Catalonia’s new parliament has elected a pro-secession speaker, virtually guaranteeing the push for independence for Spain’s northeastern region will go ahead.
The opening session of the new Catalan assembly came amid looming questions about the role that fugitive and jailed politicians will play within the chamber’s separatist majority and the future regional government.
Ousted Catalan leader Carles Puigdemont, who fled to Belgium in October to dodge a Spanish judicial probe, wants to be reinstated to his old job.
But he faces arrest if he returns to Spain and legal hurdles if he wants to be voted in from abroad by the regional assembly.
Mr Puigdemont’s seat and other empty seats in the parliament were adorned with a yellow ribbon today.
Four ex-Cabinet members sought by Spain’s Supreme Court are also in Brussels and three more elected lawmakers, including former Catalan Vice President Oriol Junqueras, have been jailed on provisional charges of rebellion or sedition.
Other former Cabinet members and parliamentary officials have been released from jail, but remain under investigation.
Spanish central authorities took direct control of Catalonia following the unilateral declaration of independence by separatist lawmakers on 27 October.
Under special powers, Spain fired Mr Puigdemont’s government, dissolved parliament and forced a new regional election on 21 December in the hope of halting the secession drive.
But contrary to Madrid’s hopes, separatists regained their slim parliamentary majority despite receiving less than half of the votes, although Ciutadans (Citizens) – a party that fiercely opposes independence – gained the most seats.
Several hundred people rallied near the parliament in central Barcelona, waving separatist flags as they watched the new house speaker’s election on a large outdoor screen.
Roger Torrent, a lawmaker with the left-republican ERC party, was elected to head the assembly’s governing committee that plays a key role in deciding what issues are debated and voted on in parliament.
“I want democracy and coexistence to be the foundations of this term,” Mr Torrent told fellow lawmakers from the speaker’s podium as he vowed to restore the self-government of Catalonia that is now in the hands of Madrid.
He also said, as speaker, he would defend the right of “all 135 voices in the chamber”, including those fugitive or in jail.
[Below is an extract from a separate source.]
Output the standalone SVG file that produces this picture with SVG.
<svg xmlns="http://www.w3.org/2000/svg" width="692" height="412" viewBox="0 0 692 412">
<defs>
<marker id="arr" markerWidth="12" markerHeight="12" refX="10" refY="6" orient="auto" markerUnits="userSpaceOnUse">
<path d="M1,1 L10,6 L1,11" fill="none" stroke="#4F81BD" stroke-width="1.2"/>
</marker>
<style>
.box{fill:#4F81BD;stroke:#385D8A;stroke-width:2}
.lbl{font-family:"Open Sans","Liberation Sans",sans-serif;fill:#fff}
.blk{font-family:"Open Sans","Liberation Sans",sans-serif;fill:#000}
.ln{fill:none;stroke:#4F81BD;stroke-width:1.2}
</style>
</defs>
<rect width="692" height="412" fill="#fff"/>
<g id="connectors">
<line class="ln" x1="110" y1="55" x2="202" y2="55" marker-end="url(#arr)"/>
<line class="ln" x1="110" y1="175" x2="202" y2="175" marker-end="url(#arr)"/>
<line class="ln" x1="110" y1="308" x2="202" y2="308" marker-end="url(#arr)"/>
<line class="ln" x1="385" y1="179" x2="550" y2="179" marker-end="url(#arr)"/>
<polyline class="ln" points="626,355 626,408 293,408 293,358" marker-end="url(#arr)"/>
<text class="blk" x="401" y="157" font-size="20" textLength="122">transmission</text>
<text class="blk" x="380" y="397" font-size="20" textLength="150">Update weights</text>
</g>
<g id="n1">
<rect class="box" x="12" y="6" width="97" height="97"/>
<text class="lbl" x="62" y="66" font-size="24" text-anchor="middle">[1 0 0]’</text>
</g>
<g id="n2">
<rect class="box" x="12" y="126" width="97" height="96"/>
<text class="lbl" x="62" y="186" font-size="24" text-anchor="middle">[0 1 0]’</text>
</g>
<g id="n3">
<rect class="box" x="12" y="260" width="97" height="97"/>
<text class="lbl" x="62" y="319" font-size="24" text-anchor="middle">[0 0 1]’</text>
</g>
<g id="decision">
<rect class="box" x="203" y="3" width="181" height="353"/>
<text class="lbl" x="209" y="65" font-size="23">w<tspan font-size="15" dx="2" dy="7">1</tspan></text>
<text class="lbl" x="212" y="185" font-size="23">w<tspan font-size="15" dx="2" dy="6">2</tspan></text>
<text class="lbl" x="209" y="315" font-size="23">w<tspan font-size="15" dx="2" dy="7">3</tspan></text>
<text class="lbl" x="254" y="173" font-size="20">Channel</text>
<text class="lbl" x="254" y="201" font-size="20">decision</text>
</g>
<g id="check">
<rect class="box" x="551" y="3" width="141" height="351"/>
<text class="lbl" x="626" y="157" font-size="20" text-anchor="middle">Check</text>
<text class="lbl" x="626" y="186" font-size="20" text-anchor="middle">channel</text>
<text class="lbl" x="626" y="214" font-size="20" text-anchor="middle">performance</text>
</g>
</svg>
But Ciutadans leader Ines Arrimadas criticised the inaugural session, saying, “We start the legislature as we finished the last one, with a parliament speaker who is going to work only for independence.”
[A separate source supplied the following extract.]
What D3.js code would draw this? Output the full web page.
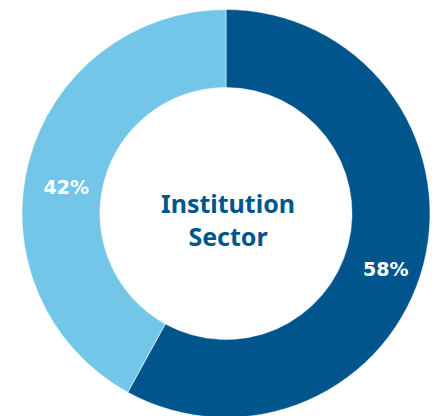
<!DOCTYPE html>
<html>
<head>
<meta charset="utf-8">
<script src="https://cdn.jsdelivr.net/npm/d3@7"></script>
<style>
  body { margin: 0; background: #fff; }
  svg { display: block; }
</style>
</head>
<body>
<div id="chart"></div>
<script>
var sectors = ["Sector A", "Sector B"];
var shares = [58, 42];
var colors = ["#00568C", "#74C6E9"];
var title = ["Institution", "Sector"];

var width = 439,
    height = 416;
var cx = 226, cy = 213.5;
var outer = 204, inner = 126;

var svg = d3.select("#chart").append("svg")
    .attr("width", width)
    .attr("height", height);

var g = svg.append("g")
    .attr("transform", "translate(" + cx + "," + cy + ")");

var pie = d3.pie().sort(null).value(function(d) { return d; });
var arcs = pie(shares);

var arc = d3.arc().innerRadius(inner).outerRadius(outer);
var labelArc = d3.arc().innerRadius(165).outerRadius(165);

var color = d3.scaleOrdinal().domain(sectors).range(colors);

g.selectAll("path.slice")
    .data(arcs)
    .join("path")
    .attr("class", "slice")
    .attr("d", arc)
    .attr("fill", function(d, i) { return color(sectors[i]); })
    .attr("stroke", "#fff")
    .attr("stroke-width", 0.5);

g.selectAll("text.pct")
    .data(arcs)
    .join("text")
    .attr("class", "pct")
    .attr("transform", function(d) {
        var c = labelArc.centroid(d);
        return "translate(" + c[0] + "," + (c[1] + 15) + ")";
    })
    .attr("text-anchor", "middle")
    .attr("dy", "0.36em")
    .style("font-family", "'DejaVu Sans', sans-serif")
    .style("font-weight", "bold")
    .style("font-size", "19px")
    .attr("fill", "#fff")
    .text(function(d) { return d.data + "%"; });

g.selectAll("text.title")
    .data(title)
    .join("text")
    .attr("class", "title")
    .attr("text-anchor", "middle")
    .attr("x", 2)
    .attr("y", function(d, i) { return -0.5 + i * 33; })
    .style("font-family", "'Noto Sans', 'DejaVu Sans', sans-serif")
    .style("font-weight", "bold")
    .style("font-size", "25px")
    .attr("fill", "#00568C")
    .text(function(d) { return d; });
</script>
</body>
</html>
However, Ms Arrimadas pointed out things had changed in the parliament because the secessionist bloc now had fewer seats and votes and the independence stance had no international support.
“No matter what happens, we are going to be the guarantors for Catalonia not to make any independence declaration,” she said.
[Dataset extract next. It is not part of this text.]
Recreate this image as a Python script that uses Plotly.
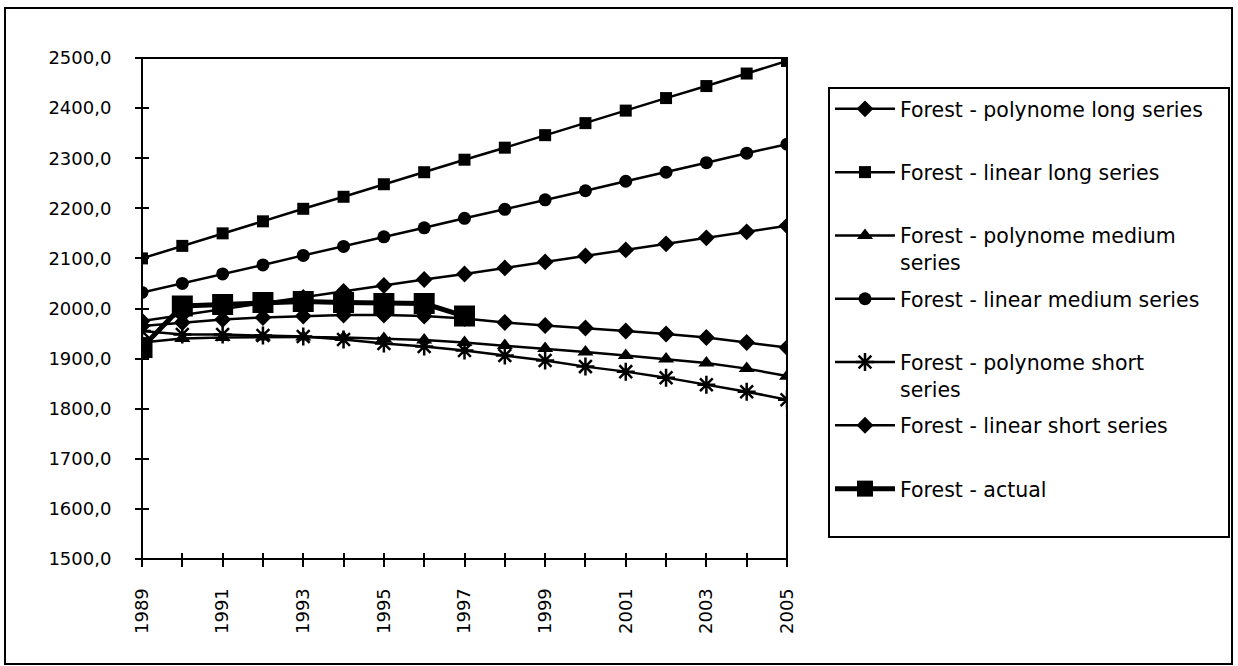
import plotly.graph_objects as go

years = [1989, 1990, 1991, 1992, 1993, 1994, 1995, 1996, 1997,
         1998, 1999, 2000, 2001, 2002, 2003, 2004, 2005]
actual_years = [1989, 1990, 1991, 1992, 1993, 1994, 1995, 1996, 1997]

poly_long = [1965, 1972, 1978, 1982, 1985, 1987, 1987, 1985, 1980,
             1972, 1966, 1961, 1955, 1949, 1942, 1932, 1922]
lin_long = [2100, 2125, 2150, 2174, 2199, 2223, 2248, 2272, 2297,
            2321, 2346, 2370, 2395, 2420, 2444, 2469, 2494]
poly_med = [1932, 1940, 1942, 1943, 1943, 1942, 1940, 1937, 1932,
            1926, 1920, 1913, 1906, 1899, 1891, 1880, 1865]
lin_med = [2032, 2050, 2069, 2087, 2106, 2124, 2143, 2161, 2180,
           2198, 2217, 2235, 2254, 2272, 2291, 2310, 2328]
poly_short = [1955, 1948, 1948, 1946, 1944, 1938, 1930, 1924, 1916,
              1906, 1896, 1884, 1874, 1862, 1848, 1834, 1818]
lin_short = [1975, 1987, 1999, 2011, 2022, 2034, 2046, 2058, 2069,
             2081, 2093, 2105, 2117, 2129, 2141, 2153, 2165]
actual = [1922, 2005, 2008, 2012, 2014, 2012, 2010, 2010, 1985]

x_labels = ["1989", "", "1991", "", "1993", "", "1995", "", "1997",
            "", "1999", "", "2001", "", "2003", "", "2005"]
y_vals = [1500, 1600, 1700, 1800, 1900, 2000, 2100, 2200, 2300, 2400, 2500]
y_labels = ["1500,0", "1600,0", "1700,0", "1800,0", "1900,0", "2000,0",
            "2100,0", "2200,0", "2300,0", "2400,0", "2500,0"]

FONT = "DejaVu Sans"
BLANK = "<br>\u00a0"
PAD = "\u00a0\u00a0\u00a0"

series = [
    ("Forest - polynome long series" + PAD + BLANK, poly_long, "diamond", 13),
    ("Forest - linear long series" + BLANK, lin_long, "square", 12),
    ("Forest - polynome medium<br>series", poly_med, "triangle-up", 14),
    ("Forest - linear medium series" + BLANK, lin_med, "circle", 13),
    ("Forest - polynome short<br>series", poly_short, "asterisk-open", 15),
    ("Forest - linear short series" + BLANK, lin_short, "diamond", 13),
]

fig = go.Figure()
for i, (name, vals, sym, size) in enumerate(series):
    marker = dict(symbol=sym, size=size, color="black")
    if sym == "asterisk-open":
        marker["line"] = dict(color="black", width=2.5)
    fig.add_trace(go.Scatter(
        x=years, y=vals, name=name, mode="lines+markers",
        line=dict(color="black", width=2.5), marker=marker,
        legendgroup="g%d" % i,
    ))

fig.add_trace(go.Scatter(
    x=actual_years, y=actual, name="Forest - actual" + BLANK,
    mode="lines+markers", line=dict(color="black", width=5),
    marker=dict(symbol="square", size=21, color="black"),
    legendgroup="g6",
))

axis_font = dict(family=FONT, size=18, color="black")
W, H = 1238, 666
PW, PH = 645, 501  # plot area size in px

fig.update_layout(
    width=W, height=H,
    margin=dict(l=142, r=W - 142 - PW, t=58, b=H - 58 - PH),
    paper_bgcolor="white", plot_bgcolor="white",
    font=dict(family=FONT, color="black"),
    showlegend=True,
    legend=dict(
        xref="container", yref="container",
        x=828 / W, xanchor="left",
        y=1 - 87 / H, yanchor="top",
        maxheight=0.95,
        bgcolor="white", bordercolor="black", borderwidth=2,
        font=dict(family=FONT, size=20.5, color="black"),
        itemwidth=60, tracegroupgap=7, traceorder="grouped",
        valign="top", itemsizing="trace",
    ),
    # axes placed 7px inside the frame so that 14px outside ticks cross the frame
    xaxis=dict(
        range=[1989, 2005], tickmode="array", tickvals=years, ticktext=x_labels,
        tickangle=-90, ticks="outside", ticklen=14, tickwidth=2, tickcolor="black",
        anchor="free", position=7 / PH,
        showline=False, showgrid=False, zeroline=False, tickfont=axis_font,
        ticklabelstandoff=14,
    ),
    yaxis=dict(
        range=[1500, 2500], tickmode="array", tickvals=y_vals, ticktext=y_labels,
        ticks="outside", ticklen=14, tickwidth=2, tickcolor="black",
        anchor="free", position=7 / PW,
        showline=False, showgrid=False, zeroline=False, tickfont=axis_font,
        ticklabelstandoff=20,
    ),
    shapes=[
        dict(type="rect", xref="paper", yref="paper", x0=0, x1=1, y0=0, y1=1,
             line=dict(color="black", width=2), fillcolor="rgba(0,0,0,0)",
             layer="above"),
        dict(type="rect", xref="paper", yref="paper",
             x0=(5 - 142) / PW, x1=(1232 - 142) / PW,
             y0=(559 - 664) / PH, y1=(559 - 8) / PH,
             line=dict(color="black", width=2), fillcolor="rgba(0,0,0,0)",
             layer="below"),
    ],
)

fig.write_html("out.html", config={"displayModeBar": False},
               post_script="document.body.style.margin='0';")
Although Ms Arrimadas’ party won the most seats – 36 – unlike the secessionist bloc, she lacks enough support to form a government.
Mr Torrent is tasked with choosing a candidate to try to form a government by the end of the month.
The two secessionist parties back the candidacy of Mr Puigdemont, but the former president would first have to get approval from Mr Torrent’s committee to vote and be elected from abroad.
Elsa Artadi, spokeswoman for Mr Puigdemont’s Junts per Catalunya (Together for Catalonia), said the separatists were “working to explore all the tools in the parliament’s rules to see what will be the formula”.
Parliamentary legal advisers said in a report this week Mr Puigdemont could not be sworn in via video link or by having a proxy candidate as he must debate his candidacy in person in parliament.
Spanish Prime Minister Mariano Rajoy has also vowed to maintain direct rule over Catalonia if the fugitive separatist politician tries to resume office from Brussels.
The parties that promote Catalan independence jointly hold 66 seats in Catalonia’s parliament and also have support from four pro-independence, anti-establishment lawmakers.
Polls consistently show that most Catalans want the right to decide the region’s future, but are evenly divided over splitting from Spain.